Le voyage du pape est donc l’aboutissement d’un long travail diplomatique, initié sous Benoît XVI, lequel avait également lancé un processus de dialogue islamo-catholique. Si depuis dix ans, le vocabulaire diplomatique du Saint-Siège oscille dans sa désignation, au choix, d’un « dialogue inter-religieux » ou de « relations inter-religieuses » avec les représentants de l’Islam, tout en poursuivant une approche diplomatique favorisant le bilatéralisme avec les Etats musulmans,  le pape François enrichit ces approches par deux aspects qui lui sont doublement personnels : dans le domaine du dialogue inter-religieux, le pape insiste sur un dialogue prioritairement pragmatique et non théologique, centré sur des actions communes à promouvoir en faveur de la paix (objet de son actuel déplacement) ; de plus, l’accent est également mis sur l’importance des relations interpersonnelles entre leaders religieux : ici encore, il s’agit d’une pratique diplomatique usuelle, qui estime que la qualité des relations entre Etats passe par la cordialité voire l’amitié entre responsables politiques.

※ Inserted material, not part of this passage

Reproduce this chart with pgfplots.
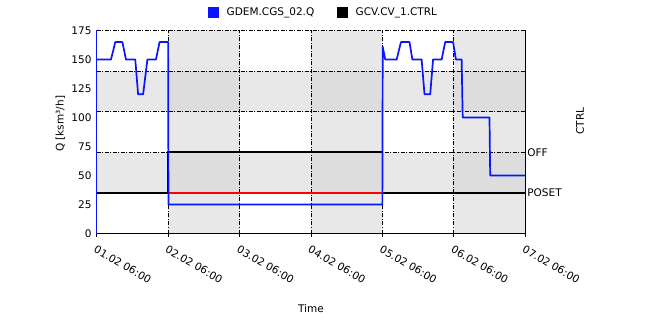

Dans ce contexte, le déplacement en cours présente trois enjeux majeurs.

1 – La place des minorités religieuses

En janvier 2016, les EAU ont organisé conjointement avec le roi Mohammed VI (Maroc et EAU sont de tradition malékite) une rencontre internationale sur les « droits des minorités religieuses dans le monde islamique », visant à revisiter la question. Une seconde réunion s’est tenue au Caire en 2017, organisée alors par l’université égyptienne d’Al-Azhar dont le grand imam, Ahmed Al-Tayeb, a été reçu deux fois à Rome par le pape. Le Conseil des sages musulmans, créé en 2014 par A. Al-Tayeb, participait à cette rencontre et c’est ce même Conseil qui accueillera ce 4 février le pape aux EAU. Le grand imam d’Al-Azhar recevra le pape aux EAU dans le cadre d’une rencontre sur la « fraternité humaine ». Rappelons enfin qu’en septembre 2017, le secrétaire général de la Ligue islamique mondiale avait été reçu par le pape, à Rome.

On retrouve donc ici une double caractéristique de la diplomatie pontificale : une insistance sur les relations bilatérales, d’Etat à Etat, qui vise à promouvoir la liberté religieuse pour les catholiques (liberté de nomination des évêques, liberté de culte notamment : rappelons que les chrétiens constituent le groupe religieux le plus discriminé dans le monde avec, selon l’ONG Portes Ouvertes, près de 4035 tués en 2017), et une articulation avec des enjeux plus globaux : ici la liberté religieuse, au sens des normes internationales, sans doute une insistance sur le traitement réservé aux migrants, et probablement une considération plus générale sur la paix dans le monde, avec le Yémen en arrière-plan.

2 – Le rôle du dialogue interreligieux

Dans la perspective du pape, le dialogue inter-religieux, ou les relations inter-religieuses ont une portée plus large que celle qui concerne les seuls acteurs religieux. Ces relations s’inscrivent dans le « service » que l’Eglise catholique peut rendre au sein des différentes sociétés où elle est présente. L’Eglise catholique se veut médiatrice auprès entre les Etats et leurs acteurs religieux, estimant concourir à un régime de tolérance et une pacification des sociétés en arrimant l’ensemble des acteurs religieux à un dialogue pragmatique.

3 – La lutte contre l’instrumentalisation politique du religieux

Dernier aspect de l’approche proposée par Bergoglio : le refus d’une instrumentalisation politique du religieux. D’où un refus systématique d’assimiler l’islamisme à l’islam et même de parler de « violence religieuse », voyant dans cette dialectique du substantif et du qualificatif une relation antinomique. D’où également un discours clair à l’encontre des populismes, de tonalité chrétienne, qui du Brésil à la Pologne, sévissent. Sans doute, dans le cadre de la campagne pour les élections européennes, fait-il s’attendre à de nouvelles prises de position sur le sujet.